Almoços

É uma história que aconteceu há muitos anos, mas nunca esqueci. Eu estava no Sertão, visitando uma tia. Eu tinha me tornado vegana há pouco tempo e comer na casa de familiares ainda causava uma certa tensão. Não do meu lado, mas do lado da família, que não sabia mais o que cozinhar pra mim. Eu repetia que bastava fazer o de sempre: feijão, arroz, macaxeira, tapioca, cuscuz, batata doce… Sempre repito que o Nordeste é o melhor lugar do mundo pra ser vegana, pois a base da nossa cultura alimentar é vegetal. Mas lá estava eu, na cozinha da tia, na hora do almoço, depois dela ter me dito, mais uma vez, que não sabia o que cozinhar pra mim. Ela tinha preparado feijão verde, arroz, batata doce e macaxeira cozidas, salada crua e maxixe. Também tinha preparado uma galinha. Quando terminei de encher o meu prato, que estava abarrotado de comida e lindamente colorido, minha tia olhou pra ele com cara de tristeza, suspirou e disse: “Achou alguma coisa pra colocar no prato, minha filha?” 
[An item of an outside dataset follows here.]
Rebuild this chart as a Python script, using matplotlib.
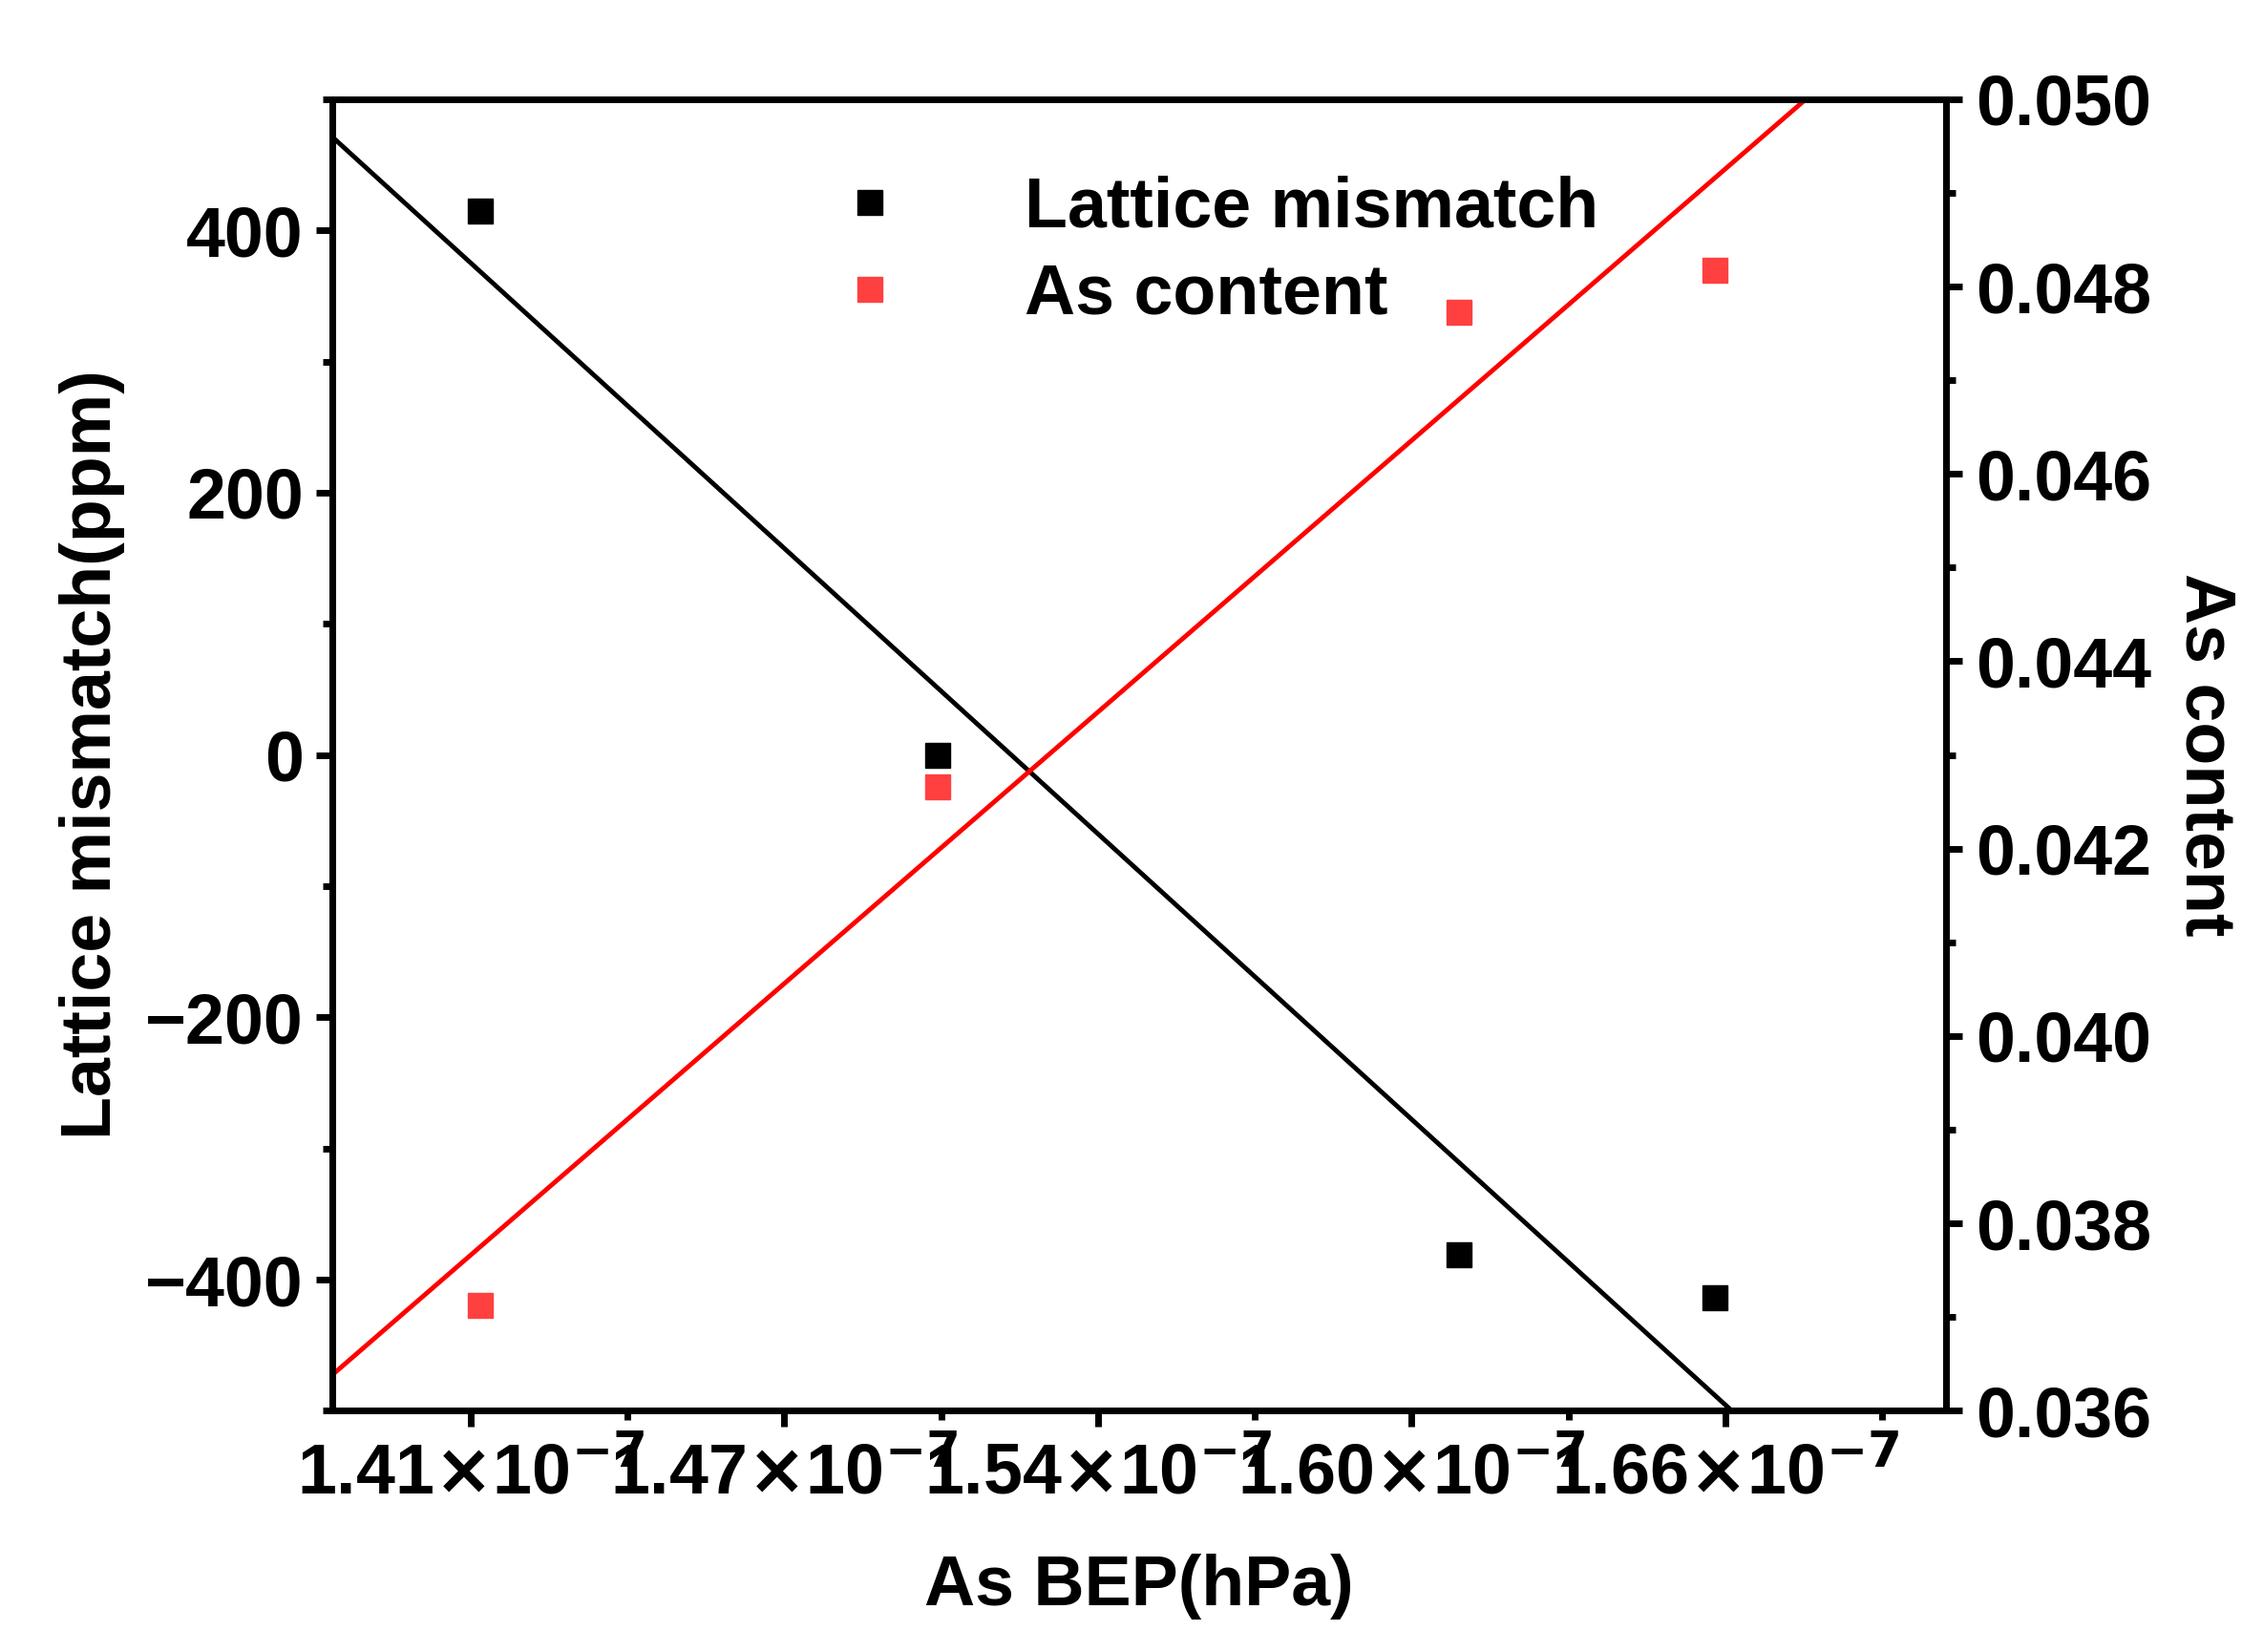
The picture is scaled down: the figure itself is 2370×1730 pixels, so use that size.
import matplotlib
matplotlib.use("Agg")
import matplotlib.pyplot as plt
import numpy as np
from matplotlib.ticker import MultipleLocator, AutoMinorLocator

plt.rcParams['font.family'] = ['Liberation Sans', 'DejaVu Sans']
plt.rcParams['font.weight'] = 'bold'
plt.rcParams['mathtext.default'] = 'bf'

bep = [1.412, 1.503, 1.607, 1.658]          # x1e-7 hPa
mismatch = [415, 0, -381, -414]              # ppm
as_content = [0.03713, 0.04266, 0.04773, 0.04817]
xticks = [1.41, 1.4725, 1.535, 1.5975, 1.66]
xticklabels = [r"1.41$\times$10$^{-7}$", r"1.47$\times$10$^{-7}$", r"1.54$\times$10$^{-7}$",
               r"1.60$\times$10$^{-7}$", r"1.66$\times$10$^{-7}$"]

fig = plt.figure(figsize=(23.7, 17.3), dpi=100)
ax = fig.add_axes([0.147, 0.146, 0.713, 0.794])
ax2 = ax.twinx()
xlim = (1.3825, 1.704)

fs = 53
lw = 5
for a in (ax, ax2):
    for s in a.spines.values():
        s.set_linewidth(lw)
ax.plot(bep, mismatch, 's', color='black', ms=19, zorder=3)
ax2.plot(bep, as_content, 's', color='#ff4040', ms=19, zorder=3)
xx = np.array(xlim)
p1 = np.polyfit(bep, mismatch, 1)
p2 = np.polyfit(bep, as_content, 1)
ax.plot(xx, np.polyval(p1, xx), color='black', lw=3.5)
ax2.plot(xx, np.polyval(p2, xx), color='red', lw=3.5)

ax.set_xlim(*xlim)
ax.set_ylim(-500, 500)
ax2.set_ylim(0.036, 0.050)
ax.set_xticks(xticks)
ax.set_xticklabels(xticklabels)
ax.xaxis.set_minor_locator(AutoMinorLocator(2))
ax.yaxis.set_major_locator(MultipleLocator(200))
ax.yaxis.set_minor_locator(MultipleLocator(100))
ax2.yaxis.set_major_locator(MultipleLocator(0.002))
ax2.yaxis.set_minor_locator(MultipleLocator(0.001))
ax2.yaxis.set_major_formatter(plt.FormatStrFormatter('%.3f'))
for a in (ax, ax2):
    a.tick_params(which='major', length=12, width=lw, labelsize=fs, pad=10)
    a.tick_params(which='minor', length=7, width=lw)
ax.set_xlabel("As BEP(hPa)", fontsize=fs, fontweight='bold', labelpad=35)
ax.set_ylabel("Lattice mismatch(ppm)", fontsize=fs, fontweight='bold', labelpad=15)
ax2.set_ylabel("As content", fontsize=fs, fontweight='bold', rotation=270, labelpad=65)

h1 = plt.Line2D([], [], marker='s', ls='none', color='black', ms=19)
h2 = plt.Line2D([], [], marker='s', ls='none', color='#ff4040', ms=19)
ax.legend([h1, h2], ["Lattice mismatch", "As content"], loc='upper left',
          bbox_to_anchor=(0.25, 0.99), frameon=False, fontsize=fs,
          handletextpad=1.2, labelspacing=0.3)
fig.savefig("out.png", dpi=100)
A única diferença entre o meu prato (que estava mais cheio do que o dela, diga-se de passagem) e o dela era que o dela tinha, além de tudo que tinha no meu, uma coxa de galinha. Mas minha tia não viu nada ali. Ela nem sequer viu uma “refeição incompleta”, ela viu um prato vazio. Achei graça na hora, mas hoje acho uma pena a gente ter integrado que comida de verdade só pode ser animal. Que a comida que vem da terra, a nossa comida ancestral, não conta. Não enche a barriga nem o prato.

Sempre que estou aqui em Natal fico maravilhada com a riqueza da nossa comida. Com a imensa variedade do que sai da terra aqui. Com os sabores dos alimentos vegetais que crescem nesse território. Quando eu ainda usava Instagram o pessoal adorava quando eu postava fotos dos meus almoços potiguares. Quem era vegana encontrava inspiração pra variar as preparações do dia-a-dia. Quem não era, o que representava uma parte significativa das pessoas que acompanhavam meu trabalho por lá, ficava impressionada com a diversidade da minha alimentação, pois tinha a (falsa) impressão que ser vegana significava restringir a dieta. 

Hoje vim celebrar a abundância da comida da terra (a única comida, na verdade, já que animais não são comida pra mim) e da minha terra em especial.

(Em sentido horário) Feijão preto, abacaxi, arroz, salada de repolho e couve com molho de abacate, chucrute e purê de jerimum.

Feijão macaça, arroz, salada de folhas, pepino e abacaxi, batata doce cozida, quiabo grelhado e repolho refogado.

Feijão prato, farofa de restos, quiabo grelhado e banana da terra frita, mais folhas e abacaxi.

Feijão preto, abacaxi, macarrão com molho de tomate, couve refogada, purê de jerimum, repolho refogado e banana da terra frita (claramente um mix de restos dos dias anteriores).

Feijão verde, farofa de banana e couve e moqueca de caju.

8 comentários em “Almoços

  1. Menina linda, você está no Brasil e eu aqui no sudeste, tão longe de ti. Partilharia todos os seus pratos,quanta delícia!…bjks

  2. Depois dessa receita, da forma como ela foi deliciosamente apresentada, tenho certeza de vou aceitar o convite pra dançar outros ritmos com o
    caju pois com ele so apreciava o suco.
    Gratidao, Sandra, querida.
    Ate breve!

  3. Curiosamente, passei pela mesma situação ontem. Fui almoçar na casa de uma tia e, por mais que nosso prato (meu e da minha mãe) estivesse cheio, ela continuava pedindo para botarmos mais e dizia que ainda faltava alguma coisa! Kkkkkkkkkk
    É engraçado, mas também um pouco triste e cultural.

  4. Sandra, que delícia de comidas! Fiquei com vontade de comer com vocês.
    Reparei nas suas pequeninhas porções de arroz também hehehe

    Como é esse molho de abacate que você preparou com a couve? Deve ter ficado super gostoso!!!

    1. Eu não gosto muito desse arroz, acho bem sem graça (heresia, eu sei ;). O único que gosto é o vermelho. O molho de abacate foi feito pela minha irmã. Mas ela só fez bater uma banda de abacate maduro com limão, um pouco de azeite, sal e pimenta. Fica parecendo uma maionese mais leve (e verde).

  5. Meu companheiro também sofre desse mal, acha que se não tiver mistura (atualmente ovo frito) não tem comida no prato. É difícil se livrar do que aprendemos numa vida inteira. Mas não impossível.